O estudo foi conduzido por um endocrinologista, Flávio Adsuara Cadegiani. Ele apresentou o estudo “The Proxa-Rescue AndroCoV Trial”, com a Proxalutamida, em janeiro de 2021. Em abril, ele pediu que o estudo fosse aumentado, dobrando o número de participantes de 294 para 588. O pedido de aumento foi negado pelo Conep mas, apesar disso, um documento onde os médicos apresentam os resultados da pesquisa indicam “mais de 600” participantes.
Segundo o Conep, a falta de transparência nos dados da pesquisa tornam difícil até mesmo associar o alto número de óbitos ao uso do remédio. Em 26 de agosto, o Conselho Nacional de Saúde (CNS) advertiu que não havia autorização nenhuma aos testes. “A gravidade da pandemia de covid-19 não justifica transgredir os princípios éticos da pesquisa, sendo mandatório respeitar os participantes de pesquisa em sua dignidade e vulnerabilidade. Não há qualquer argumento plausível e justificável para que o ser humano seja tomado por cobaia em nome de necessidade sanitária ou da Ciência”, escreveu o CNS na ocasião.
PublicidadeIsso não impediu que o senador Luis Carlos Heinze (PP-RS), que compõe a base governista de Jair Bolsonaro na CPI da Covid, exaltasse o medicamento e o autor da pesquisa, que atuou junto a médicos norte-americanos. “Este médico tem sofrido perseguições de cunho político e ideológico. Várias agências regulatórias e comitês têm questionado seus trabalhos, enquanto, em outros países, esse medicamento obtém registros e patentes para uso ao combate ao covid-19”, disse o senador sobre Flávio Cadegiani, em reunião no dia 1 º de setembro, quando se ouviu o motoboy Ivanildo Gonçalves da Silva.

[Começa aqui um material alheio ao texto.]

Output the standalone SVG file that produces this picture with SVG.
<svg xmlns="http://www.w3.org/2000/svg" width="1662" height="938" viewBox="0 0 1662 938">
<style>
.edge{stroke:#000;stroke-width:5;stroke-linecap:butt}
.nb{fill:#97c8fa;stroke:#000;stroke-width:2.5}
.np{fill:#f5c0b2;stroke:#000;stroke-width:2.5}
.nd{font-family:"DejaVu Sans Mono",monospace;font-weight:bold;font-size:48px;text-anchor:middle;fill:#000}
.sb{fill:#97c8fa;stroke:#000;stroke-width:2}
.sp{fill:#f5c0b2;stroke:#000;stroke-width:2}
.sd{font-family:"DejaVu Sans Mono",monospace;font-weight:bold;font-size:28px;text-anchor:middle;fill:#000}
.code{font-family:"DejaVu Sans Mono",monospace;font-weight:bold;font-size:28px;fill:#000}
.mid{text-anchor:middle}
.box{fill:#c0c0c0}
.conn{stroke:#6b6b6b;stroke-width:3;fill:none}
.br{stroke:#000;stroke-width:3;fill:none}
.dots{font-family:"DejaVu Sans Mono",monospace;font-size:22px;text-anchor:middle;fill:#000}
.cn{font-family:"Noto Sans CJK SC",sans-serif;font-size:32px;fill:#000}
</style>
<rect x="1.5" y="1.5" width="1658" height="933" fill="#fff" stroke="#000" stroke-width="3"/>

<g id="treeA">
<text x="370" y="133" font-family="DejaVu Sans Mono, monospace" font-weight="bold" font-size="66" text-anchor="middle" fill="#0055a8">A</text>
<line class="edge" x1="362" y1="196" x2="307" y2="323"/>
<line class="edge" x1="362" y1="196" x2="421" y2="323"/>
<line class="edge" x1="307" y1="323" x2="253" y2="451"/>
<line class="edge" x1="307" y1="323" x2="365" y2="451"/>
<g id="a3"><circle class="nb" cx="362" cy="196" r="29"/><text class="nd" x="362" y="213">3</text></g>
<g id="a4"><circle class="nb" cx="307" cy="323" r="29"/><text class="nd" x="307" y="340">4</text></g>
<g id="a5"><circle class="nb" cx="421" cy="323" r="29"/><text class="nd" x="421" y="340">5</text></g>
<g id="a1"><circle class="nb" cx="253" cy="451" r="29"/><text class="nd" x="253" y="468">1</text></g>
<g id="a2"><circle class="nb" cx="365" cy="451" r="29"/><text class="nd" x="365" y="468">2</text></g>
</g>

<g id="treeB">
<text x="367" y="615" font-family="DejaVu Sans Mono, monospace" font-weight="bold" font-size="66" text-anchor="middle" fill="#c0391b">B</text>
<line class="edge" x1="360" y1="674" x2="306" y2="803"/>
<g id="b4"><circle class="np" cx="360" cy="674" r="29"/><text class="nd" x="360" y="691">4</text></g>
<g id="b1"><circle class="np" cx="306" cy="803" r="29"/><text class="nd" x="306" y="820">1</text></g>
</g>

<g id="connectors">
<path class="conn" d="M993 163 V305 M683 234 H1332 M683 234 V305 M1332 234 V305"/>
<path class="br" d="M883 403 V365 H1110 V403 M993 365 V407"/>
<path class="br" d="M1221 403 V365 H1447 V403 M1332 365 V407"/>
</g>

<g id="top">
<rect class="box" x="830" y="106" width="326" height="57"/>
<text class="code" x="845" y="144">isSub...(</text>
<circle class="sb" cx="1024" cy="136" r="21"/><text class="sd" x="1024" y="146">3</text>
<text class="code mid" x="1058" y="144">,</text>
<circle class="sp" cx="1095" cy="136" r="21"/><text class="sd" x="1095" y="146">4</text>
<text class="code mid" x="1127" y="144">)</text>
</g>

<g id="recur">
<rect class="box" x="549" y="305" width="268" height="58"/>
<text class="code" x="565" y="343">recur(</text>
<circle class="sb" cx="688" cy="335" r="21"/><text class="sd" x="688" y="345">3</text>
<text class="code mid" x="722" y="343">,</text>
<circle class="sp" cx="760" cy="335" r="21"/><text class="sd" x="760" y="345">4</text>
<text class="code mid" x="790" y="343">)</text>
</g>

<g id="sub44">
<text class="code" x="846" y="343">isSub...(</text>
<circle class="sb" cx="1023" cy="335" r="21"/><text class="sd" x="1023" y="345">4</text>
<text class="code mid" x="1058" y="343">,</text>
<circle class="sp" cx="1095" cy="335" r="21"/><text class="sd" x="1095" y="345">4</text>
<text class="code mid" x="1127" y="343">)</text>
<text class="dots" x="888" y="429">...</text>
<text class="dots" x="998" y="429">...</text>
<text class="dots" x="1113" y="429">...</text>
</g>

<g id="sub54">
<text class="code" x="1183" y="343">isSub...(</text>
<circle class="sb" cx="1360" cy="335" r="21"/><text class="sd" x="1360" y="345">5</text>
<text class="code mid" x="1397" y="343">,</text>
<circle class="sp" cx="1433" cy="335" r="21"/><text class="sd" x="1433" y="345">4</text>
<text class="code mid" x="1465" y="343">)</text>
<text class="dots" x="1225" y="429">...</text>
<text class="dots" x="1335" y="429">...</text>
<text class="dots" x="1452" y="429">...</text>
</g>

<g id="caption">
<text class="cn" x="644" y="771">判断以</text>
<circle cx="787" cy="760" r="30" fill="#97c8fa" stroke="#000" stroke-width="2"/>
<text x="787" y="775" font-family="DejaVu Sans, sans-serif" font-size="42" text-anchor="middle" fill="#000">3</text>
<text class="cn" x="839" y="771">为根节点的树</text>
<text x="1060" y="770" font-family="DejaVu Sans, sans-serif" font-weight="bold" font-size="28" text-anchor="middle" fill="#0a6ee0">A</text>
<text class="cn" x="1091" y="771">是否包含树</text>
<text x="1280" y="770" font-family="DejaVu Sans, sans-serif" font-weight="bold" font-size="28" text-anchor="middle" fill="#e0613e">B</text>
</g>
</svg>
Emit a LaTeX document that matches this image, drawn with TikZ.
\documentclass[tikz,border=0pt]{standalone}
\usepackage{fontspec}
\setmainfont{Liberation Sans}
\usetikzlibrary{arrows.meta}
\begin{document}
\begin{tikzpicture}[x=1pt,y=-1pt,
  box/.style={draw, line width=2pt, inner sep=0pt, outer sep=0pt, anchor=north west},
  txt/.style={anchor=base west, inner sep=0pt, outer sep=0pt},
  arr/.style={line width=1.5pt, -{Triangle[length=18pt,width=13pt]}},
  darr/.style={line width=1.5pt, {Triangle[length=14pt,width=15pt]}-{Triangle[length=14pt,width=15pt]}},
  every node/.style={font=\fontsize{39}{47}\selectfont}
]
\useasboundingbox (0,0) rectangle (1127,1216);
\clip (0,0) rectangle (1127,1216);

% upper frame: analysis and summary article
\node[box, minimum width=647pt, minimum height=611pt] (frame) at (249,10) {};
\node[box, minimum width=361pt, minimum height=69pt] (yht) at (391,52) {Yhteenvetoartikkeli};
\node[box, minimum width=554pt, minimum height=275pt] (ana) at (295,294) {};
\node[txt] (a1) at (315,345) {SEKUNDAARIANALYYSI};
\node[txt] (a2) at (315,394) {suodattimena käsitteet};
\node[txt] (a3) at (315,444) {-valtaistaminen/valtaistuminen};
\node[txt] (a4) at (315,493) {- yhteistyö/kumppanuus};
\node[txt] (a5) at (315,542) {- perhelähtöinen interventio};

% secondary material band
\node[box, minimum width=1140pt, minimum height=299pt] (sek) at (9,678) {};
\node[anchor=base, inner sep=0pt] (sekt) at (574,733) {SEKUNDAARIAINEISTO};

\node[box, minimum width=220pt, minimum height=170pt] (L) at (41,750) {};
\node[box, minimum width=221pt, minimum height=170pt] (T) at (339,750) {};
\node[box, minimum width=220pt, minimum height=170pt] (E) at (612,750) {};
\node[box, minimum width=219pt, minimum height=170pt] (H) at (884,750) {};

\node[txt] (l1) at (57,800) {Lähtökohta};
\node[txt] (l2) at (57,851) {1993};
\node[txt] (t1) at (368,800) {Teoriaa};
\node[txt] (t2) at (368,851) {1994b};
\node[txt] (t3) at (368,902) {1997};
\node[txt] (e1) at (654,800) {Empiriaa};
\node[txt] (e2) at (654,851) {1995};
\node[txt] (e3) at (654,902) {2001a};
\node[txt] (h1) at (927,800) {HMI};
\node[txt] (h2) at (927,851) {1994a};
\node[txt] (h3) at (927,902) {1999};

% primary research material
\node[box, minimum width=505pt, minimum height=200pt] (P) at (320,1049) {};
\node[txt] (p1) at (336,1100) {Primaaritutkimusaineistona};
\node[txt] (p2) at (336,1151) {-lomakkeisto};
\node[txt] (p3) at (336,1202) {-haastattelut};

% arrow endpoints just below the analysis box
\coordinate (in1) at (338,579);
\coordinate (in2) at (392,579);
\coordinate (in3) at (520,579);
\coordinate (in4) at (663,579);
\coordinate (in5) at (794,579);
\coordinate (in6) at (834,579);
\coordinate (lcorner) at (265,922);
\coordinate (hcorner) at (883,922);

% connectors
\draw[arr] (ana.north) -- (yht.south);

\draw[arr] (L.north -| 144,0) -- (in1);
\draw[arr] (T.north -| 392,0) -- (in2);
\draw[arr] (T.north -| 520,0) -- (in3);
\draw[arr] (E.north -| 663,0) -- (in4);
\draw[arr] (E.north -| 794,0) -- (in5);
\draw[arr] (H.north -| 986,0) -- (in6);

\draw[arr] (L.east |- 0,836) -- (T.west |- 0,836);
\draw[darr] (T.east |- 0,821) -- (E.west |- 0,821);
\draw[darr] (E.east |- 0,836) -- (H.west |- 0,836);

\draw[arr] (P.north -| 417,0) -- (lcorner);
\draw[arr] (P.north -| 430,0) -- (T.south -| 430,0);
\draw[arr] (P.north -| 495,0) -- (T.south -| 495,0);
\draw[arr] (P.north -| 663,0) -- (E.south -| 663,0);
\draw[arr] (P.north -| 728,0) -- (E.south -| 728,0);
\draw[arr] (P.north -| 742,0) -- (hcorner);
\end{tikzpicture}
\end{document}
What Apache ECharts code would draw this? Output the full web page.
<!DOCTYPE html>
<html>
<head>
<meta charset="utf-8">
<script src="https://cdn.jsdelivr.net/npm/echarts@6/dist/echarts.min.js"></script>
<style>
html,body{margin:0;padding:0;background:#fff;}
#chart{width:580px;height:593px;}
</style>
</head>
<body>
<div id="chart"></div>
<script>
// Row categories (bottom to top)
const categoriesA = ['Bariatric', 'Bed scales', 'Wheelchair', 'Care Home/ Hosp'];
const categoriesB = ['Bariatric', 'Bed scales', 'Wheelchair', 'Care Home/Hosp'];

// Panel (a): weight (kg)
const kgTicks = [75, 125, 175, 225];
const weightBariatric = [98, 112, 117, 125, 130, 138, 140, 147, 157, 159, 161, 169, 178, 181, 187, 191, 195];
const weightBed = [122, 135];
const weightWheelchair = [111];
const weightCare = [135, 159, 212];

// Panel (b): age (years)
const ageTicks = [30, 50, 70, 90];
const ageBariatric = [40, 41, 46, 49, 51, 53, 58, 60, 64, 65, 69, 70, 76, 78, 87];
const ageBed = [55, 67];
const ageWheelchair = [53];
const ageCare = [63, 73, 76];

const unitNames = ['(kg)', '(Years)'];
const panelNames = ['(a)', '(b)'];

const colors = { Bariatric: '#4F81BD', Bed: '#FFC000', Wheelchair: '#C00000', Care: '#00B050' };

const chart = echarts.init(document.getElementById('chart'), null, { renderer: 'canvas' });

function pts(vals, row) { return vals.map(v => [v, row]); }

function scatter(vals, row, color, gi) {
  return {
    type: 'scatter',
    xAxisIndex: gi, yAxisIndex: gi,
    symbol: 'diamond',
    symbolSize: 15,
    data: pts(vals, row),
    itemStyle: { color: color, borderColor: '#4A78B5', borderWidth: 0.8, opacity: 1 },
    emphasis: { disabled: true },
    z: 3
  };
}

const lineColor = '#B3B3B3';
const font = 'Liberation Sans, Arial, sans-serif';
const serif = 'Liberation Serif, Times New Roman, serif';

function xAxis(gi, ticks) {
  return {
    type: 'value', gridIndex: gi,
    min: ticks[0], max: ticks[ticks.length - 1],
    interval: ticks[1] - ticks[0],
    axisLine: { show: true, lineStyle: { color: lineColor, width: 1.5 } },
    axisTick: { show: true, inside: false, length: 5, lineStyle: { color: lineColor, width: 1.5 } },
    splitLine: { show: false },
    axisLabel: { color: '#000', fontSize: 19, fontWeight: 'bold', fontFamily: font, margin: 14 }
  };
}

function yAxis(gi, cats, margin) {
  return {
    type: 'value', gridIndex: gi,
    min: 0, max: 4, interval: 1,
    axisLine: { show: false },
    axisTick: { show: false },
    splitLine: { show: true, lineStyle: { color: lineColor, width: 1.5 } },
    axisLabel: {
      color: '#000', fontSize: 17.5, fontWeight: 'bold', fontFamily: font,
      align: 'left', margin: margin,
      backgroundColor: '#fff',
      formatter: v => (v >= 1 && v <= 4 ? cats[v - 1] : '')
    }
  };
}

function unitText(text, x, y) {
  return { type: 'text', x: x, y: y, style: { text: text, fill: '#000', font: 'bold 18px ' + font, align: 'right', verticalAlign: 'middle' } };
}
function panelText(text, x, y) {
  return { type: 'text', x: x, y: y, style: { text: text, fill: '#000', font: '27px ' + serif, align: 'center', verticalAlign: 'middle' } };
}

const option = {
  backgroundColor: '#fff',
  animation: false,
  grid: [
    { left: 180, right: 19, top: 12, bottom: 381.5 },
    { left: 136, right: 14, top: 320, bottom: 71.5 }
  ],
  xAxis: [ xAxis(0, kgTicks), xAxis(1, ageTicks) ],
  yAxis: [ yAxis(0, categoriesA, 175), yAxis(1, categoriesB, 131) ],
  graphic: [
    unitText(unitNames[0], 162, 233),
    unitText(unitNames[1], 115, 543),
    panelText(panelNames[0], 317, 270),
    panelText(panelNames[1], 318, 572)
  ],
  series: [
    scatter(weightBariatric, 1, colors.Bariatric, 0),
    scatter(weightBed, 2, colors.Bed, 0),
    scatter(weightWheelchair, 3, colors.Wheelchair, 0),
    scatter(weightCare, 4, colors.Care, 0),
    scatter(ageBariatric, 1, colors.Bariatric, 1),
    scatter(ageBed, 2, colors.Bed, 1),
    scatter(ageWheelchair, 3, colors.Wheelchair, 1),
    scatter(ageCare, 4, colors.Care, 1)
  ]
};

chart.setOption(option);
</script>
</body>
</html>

O Congresso em Foco buscou o dr. Flávio Cadegiani e sua defesa. Sua assessoria de imprensa indicou que havia sim a autorização do Conep para a pesquisa, e que o projeto ficou plenamente autorizado para execução, “nos termos do inciso 10 do item X da Resolução CNS 466/2012: ‘consideram-se autorizados para execução os projetos aprovados pelos CEP, ou pela Conep, nas hipóteses em que atua originariamente como CEP ou no exercício de suas competências.”
“A pesquisa foi aprovada para ser realizada com pacientes acometidos de covid–19, hospitalizados, em centros de pesquisas, ou seja, em hospitais, no Brasil, mas não especificados, não havendo no Parecer nenhuma condicionante, nem qualquer exigência de registro, nem de nova autorização para a realização da pesquisa em qualquer hospital”, escreveu sua assessoria.
Apesar de ressaltar que Flávio não teria vínculo nenhum com partidos políticos e seria movido “pela ciência”, a assessoria do médico ainda buscou insinuar que Jorge Venâncio, coordenador do Conep, teria interesses escusos com a não aprovação do uso do medicamento.